Seberapa urgensi dialog teologis dalam kehidupan kita, dasar pondasinya adalah dalam rangka meletakkan kerukunan supaya prasangka-prasangka teologis yang melahirkan berbagai sikap saling curiga, khawatir dan terancam dapat kita minimalkan. Sehingga paling tidak masyarakat tidak menjadi terlalu heran-heran dan tidak mudah kagetan. Inilah dasar pentingnya untuk kita bisa meletakkan sejenak kacamata kita dan memahami dari sudut pandang lain sehingga kita lebih bisa flexibel dan tidak mudah kaget, sampai terheran-heran. Misal saja, “lo kok Kristen pakai Bahasa arab wah itu menodai agama Islam” “ lho Kristen kok Sholat” dan masih banyak lagi lho.. lho yang lainnya. Tapi bukankah hal ini karena adanya sifat mendasar dari kita yang terlalu kaget dan sangat terheran-heran. Andai saja kita bisa dan mau membaca sejarah bagaimana Gereja mula-mula pun sampai saat ini juga masih menganut ajaran para murid Kristus mula-mula yaitu Sholat. Gereja Syria juga masih melaksanakan hal ini serta teman-teman ortodoks juga melakukan sembahyang tujuh kali sehari. Serta banyak lagi lainnya, hal ini sangat berdampak besar bagi kita jika saling memahami dan mau bertabayyun untuk mengenal agama lainnya tanpa ada misi atau anggapan bendera kita lah yang paling benar.

Akar yang paling mendasar timbulnya konflik islam dan Kristen terdapat 3 tingkatan konfrontasi menurut Dr. Nurcholish Madjid (Cak Nur), yaitu:

  1. Tingkat paham Keagamaan. meskipun Islam menurut Al-Qur’an mengajarkan tentang dirinya sendiri sebagai kelanjutan dan perkembangan agama Kristen, namun Kristen sendiri tidak dapat menerima dan karena itu memandangnya sebagai tantangan kepada Kristen.

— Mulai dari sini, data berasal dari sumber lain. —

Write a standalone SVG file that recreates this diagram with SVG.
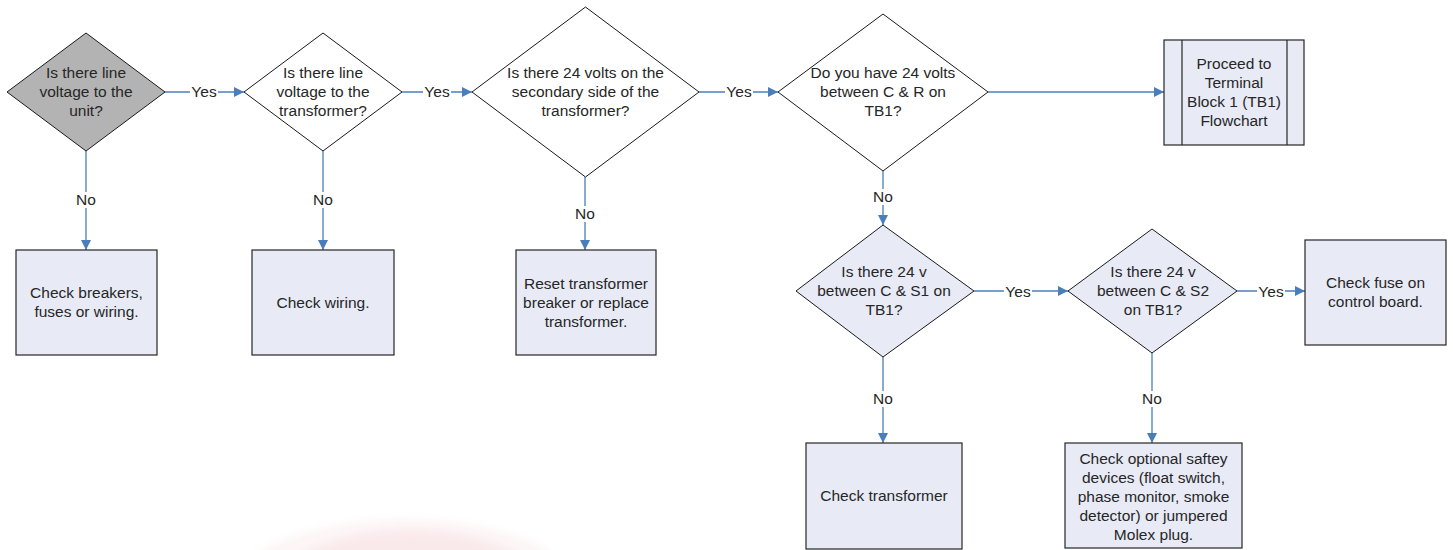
<svg xmlns="http://www.w3.org/2000/svg" width="1453" height="550" viewBox="0 0 1453 550">
<style>
text{font-family:"Liberation Sans",Arial,sans-serif;font-size:15.5px;fill:#262626;text-anchor:middle}
.dia{stroke:#1a1a1a;stroke-width:1}
.box{fill:#e8ebf6;stroke:#262626;stroke-width:1.2}
.w{fill:#ffffff}
.g{fill:#b3b3b3}
.b{fill:#e8ebf6}
.c{stroke:#4a7ebb;stroke-width:1.3;fill:none}
.lbl{fill:#ffffff;stroke:none}
</style>
<defs>
<marker id="ah" viewBox="0 0 10 10" refX="10" refY="5" markerWidth="10" markerHeight="10" markerUnits="userSpaceOnUse" orient="auto">
<path d="M0,0 L10,5 L0,10 z" fill="#4a7ebb"/>
</marker>
<filter id="blur" x="-20%" y="-20%" width="140%" height="140%"><feGaussianBlur stdDeviation="4"/></filter>
</defs>

<g id="watermark" filter="url(#blur)">
<ellipse cx="405" cy="605" rx="185" ry="86" fill="#fdf5f6"/>
<ellipse cx="410" cy="612" rx="150" ry="82" fill="#fae9eb"/>
</g>

<g id="connectors">
<path class="c" d="M165,92 H244" marker-end="url(#ah)"/>
<path class="c" d="M402,92 H472" marker-end="url(#ah)"/>
<path class="c" d="M699,92 H778" marker-end="url(#ah)"/>
<path class="c" d="M988,92 H1164" marker-end="url(#ah)"/>
<path class="c" d="M86,151 V250" marker-end="url(#ah)"/>
<path class="c" d="M323,151 V250" marker-end="url(#ah)"/>
<path class="c" d="M585,177 V250" marker-end="url(#ah)"/>
<path class="c" d="M883,171 V225" marker-end="url(#ah)"/>
<path class="c" d="M974,291 H1068" marker-end="url(#ah)"/>
<path class="c" d="M1237,291 H1305" marker-end="url(#ah)"/>
<path class="c" d="M883,357 V443" marker-end="url(#ah)"/>
<path class="c" d="M1152,353 V443" marker-end="url(#ah)"/>
<rect class="lbl" x="190" y="84" width="28" height="16"/><text x="204" y="97">Yes</text>
<rect class="lbl" x="423" y="84" width="28" height="16"/><text x="437" y="97">Yes</text>
<rect class="lbl" x="725" y="84" width="28" height="16"/><text x="739" y="97">Yes</text>
<rect class="lbl" x="1004" y="284" width="28" height="16"/><text x="1018" y="297">Yes</text>
<rect class="lbl" x="1257" y="284" width="28" height="16"/><text x="1271" y="297">Yes</text>
<rect class="lbl" x="76" y="192" width="20" height="16"/><text x="86" y="205">No</text>
<rect class="lbl" x="313" y="192" width="20" height="16"/><text x="323" y="205">No</text>
<rect class="lbl" x="575" y="206" width="20" height="16"/><text x="585" y="219">No</text>
<rect class="lbl" x="873" y="189" width="20" height="16"/><text x="883" y="202">No</text>
<rect class="lbl" x="873" y="391" width="20" height="16"/><text x="883" y="404">No</text>
<rect class="lbl" x="1142" y="391" width="20" height="16"/><text x="1152" y="404">No</text>
</g>

<g id="d1">
<polygon class="dia g" points="86,33 165,92 86,151 7,92"/>
<text x="86" y="78">Is there line</text>
<text x="86" y="97">voltage to the</text>
<text x="86" y="116">unit?</text>
</g>
<g id="d2">
<polygon class="dia w" points="323,33 402,92 323,151 244,92"/>
<text x="323" y="78">Is there line</text>
<text x="323" y="97">voltage to the</text>
<text x="323" y="116">transformer?</text>
</g>
<g id="d3">
<polygon class="dia w" points="585.5,7 699,92 585.5,177 472,92"/>
<text x="585.5" y="78">Is there 24 volts on the</text>
<text x="585.5" y="97">secondary side of the</text>
<text x="585.5" y="116">transformer?</text>
</g>
<g id="d4">
<polygon class="dia w" points="883,14 988,92 883,171 778,92"/>
<text x="883" y="78">Do you have 24 volts</text>
<text x="883" y="97">between C &amp; R on</text>
<text x="883" y="116">TB1?</text>
</g>
<g id="tb1">
<rect class="box" x="1164" y="40" width="140" height="105"/>
<line x1="1182" y1="40" x2="1182" y2="145" stroke="#262626" stroke-width="1.2"/>
<line x1="1287" y1="40" x2="1287" y2="145" stroke="#262626" stroke-width="1.2"/>
<text x="1234" y="69">Proceed to</text>
<text x="1234" y="88">Terminal</text>
<text x="1234" y="107">Block 1 (TB1)</text>
<text x="1234" y="126">Flowchart</text>
</g>
<g id="b1">
<rect class="box" x="16" y="250" width="141" height="105"/>
<text x="86.5" y="298">Check breakers,</text>
<text x="86.5" y="317">fuses or wiring.</text>
</g>
<g id="b2">
<rect class="box" x="252" y="250" width="142" height="105"/>
<text x="323" y="308">Check wiring.</text>
</g>
<g id="b3">
<rect class="box" x="516" y="250" width="140" height="105"/>
<text x="586" y="289">Reset transformer</text>
<text x="586" y="308">breaker or replace</text>
<text x="586" y="327">transformer.</text>
</g>
<g id="d5">
<polygon class="dia b" points="883,225 974,291 883,357 796,291"/>
<text x="884" y="277">Is there 24 v</text>
<text x="884" y="296">between C &amp; S1 on</text>
<text x="884" y="315">TB1?</text>
</g>
<g id="d6">
<polygon class="dia b" points="1152,229 1237,291 1152,353 1068,291"/>
<text x="1153" y="277">Is there 24 v</text>
<text x="1153" y="296">between C &amp; S2</text>
<text x="1153" y="315">on TB1?</text>
</g>
<g id="b4">
<rect class="box" x="1305" y="240" width="141" height="105"/>
<text x="1375.5" y="288">Check fuse on</text>
<text x="1375.5" y="307">control board.</text>
</g>
<g id="b5">
<rect class="box" x="806" y="443" width="156" height="106"/>
<text x="884" y="501">Check transformer</text>
</g>
<g id="b6">
<rect class="box" x="1065" y="443" width="177" height="105"/>
<text x="1153.5" y="464">Check optional saftey</text>
<text x="1153.5" y="483">devices (float switch,</text>
<text x="1153.5" y="502">phase monitor, smoke</text>
<text x="1153.5" y="521">detector) or jumpered</text>
<text x="1153.5" y="540">Molex plug.</text>
</g>
</svg>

  2. Tingkat Sosial Politik. Hamper seluruh kawasan Islam di Timur Tengah sekarang ini, kecuali jazirah Arabia dan Iran adalah bekas kawasan Kristen, bahkan pusat perkembangan Kristen padamasa-masanya yang paling menentukan.
  3. Tingkat Budaya. Meskipun orang barat sekarang ini beragama Kristen, namun Kekristenan mereka sering disebut “Kristen Barat” yang sejatinya juga ada pertentangan dengan budaya “Kristen Timur”. Karena sejatinya Kristen barat sudah banyak kehilangan keaslian akar budaya aslinya salah satunya adalah liturgi dalam beribadah, tata cara puasa dan masih banyak lagi. Sehingga Islam dengan Barat ditafsirkan sebagai konfrontasi antara dua pola budaya. Karna pada dasarnya dari sudut pandang budaya, pengalaman perjumpaan Islam dengan Gereja-gereja Syria menjadi referensi bagi hubungan Kristen-Islam di Indonesia. sepanjang sejarah hubugan Islam dengan Kristen Timur berlangsung cukup aman dan lancar (karena berakar dari budaya yang relatif sama).

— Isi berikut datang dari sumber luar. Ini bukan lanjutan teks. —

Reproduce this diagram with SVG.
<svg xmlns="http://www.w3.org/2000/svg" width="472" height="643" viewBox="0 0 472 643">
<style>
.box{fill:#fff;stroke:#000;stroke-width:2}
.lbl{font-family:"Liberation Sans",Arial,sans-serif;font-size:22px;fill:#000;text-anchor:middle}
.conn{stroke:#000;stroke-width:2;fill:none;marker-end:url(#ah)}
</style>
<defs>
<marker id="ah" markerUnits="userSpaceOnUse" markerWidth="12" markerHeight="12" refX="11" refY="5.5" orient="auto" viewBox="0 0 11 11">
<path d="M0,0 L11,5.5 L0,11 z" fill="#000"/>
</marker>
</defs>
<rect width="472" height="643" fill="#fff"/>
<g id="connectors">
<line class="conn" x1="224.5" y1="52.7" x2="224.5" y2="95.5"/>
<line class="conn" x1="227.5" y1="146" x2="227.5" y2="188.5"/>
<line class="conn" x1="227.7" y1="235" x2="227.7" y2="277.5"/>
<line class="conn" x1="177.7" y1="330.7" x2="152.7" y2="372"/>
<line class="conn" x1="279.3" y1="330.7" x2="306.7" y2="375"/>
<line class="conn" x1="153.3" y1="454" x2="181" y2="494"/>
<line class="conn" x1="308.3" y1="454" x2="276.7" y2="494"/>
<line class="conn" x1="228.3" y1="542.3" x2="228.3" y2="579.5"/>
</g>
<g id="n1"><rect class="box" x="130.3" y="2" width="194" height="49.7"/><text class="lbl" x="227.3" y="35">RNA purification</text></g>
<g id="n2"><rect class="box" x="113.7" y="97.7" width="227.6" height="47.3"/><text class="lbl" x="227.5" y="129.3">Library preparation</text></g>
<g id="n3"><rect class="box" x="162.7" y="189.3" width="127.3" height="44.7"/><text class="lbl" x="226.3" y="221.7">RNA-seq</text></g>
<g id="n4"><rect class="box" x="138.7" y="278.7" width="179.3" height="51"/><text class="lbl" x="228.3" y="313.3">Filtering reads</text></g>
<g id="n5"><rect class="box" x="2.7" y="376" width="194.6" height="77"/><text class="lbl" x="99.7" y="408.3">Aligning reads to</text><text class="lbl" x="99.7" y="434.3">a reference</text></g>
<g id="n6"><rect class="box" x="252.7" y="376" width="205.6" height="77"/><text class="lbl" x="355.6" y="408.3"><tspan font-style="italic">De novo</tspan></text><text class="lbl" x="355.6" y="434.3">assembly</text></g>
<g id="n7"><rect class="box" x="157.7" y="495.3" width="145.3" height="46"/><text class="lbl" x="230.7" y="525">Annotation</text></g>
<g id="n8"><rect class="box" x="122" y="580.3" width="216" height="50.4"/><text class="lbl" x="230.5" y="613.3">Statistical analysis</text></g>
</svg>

Dari sinilah kita dapat memahami bagaimana pentingnya memahami dan belajar dari sudut pandang yang lain dan benar-benar mengkosongkan pemahaman kita dan meletakkan bendera kita dahulu, untuk lebih memahami konsep ataupun sejarah dari agama lain. Akibatnya kita dapat mengetahui sejarah dan lebih terbuka akan semua informasi yang telah kita terima. Sehingga sebegitu pentingnya dialog lintas iman untuk digaungkan dan menjadi hal yang biasa dan sering kita lakukan supaya bukan lagi menjadi sesuatu yang tabu dan sangat sensitif untuk dibahas. Karena menurut sepengalaman penulis juga bermula dengan adanya ruang untuk membangun dialog lintas iman ini, dimana semua prasangka, semua kekhawatiran penulis menjadi sirna dan semakin memahami dan mendalami agama kita sendiri nantinya, output yang didapatkan ternyata memiliki efek yang begitu besar bagi penulis. Serta rasanya tidak valid jika hal ini hanya berdasarkan dari pemikiran dan pengalaman penulis prinadi. Sehingga, penulis mengamati dan mendengar cerita dari beberapa peserta peace camp yang dahulu sebelum mengikuti peace camp dan setelah mengikuti peace camp. Adanya rasa yang saling terbuka, adanya rasa terobati dari luka batin dengan adanya rekonsiliasi dan klarifikasi, adanya permintaan maaf langsung. Alangkah baiknya jika semua golongan mau melalakukan hal ini, dan penulis bersyukur pernah melakukan hal ini dengan orang-orang disekitar teman-teman terdekat, paling tidak pesan-pesan kebaikan dan narasi kebaikan telah kita sampaikan. Jangan sampai kalah dengan gerakan radikalisme yang sangat massif, justru narasi-narasi perdamaian juga gencar kita lakukan untuk menangkal radikalisme.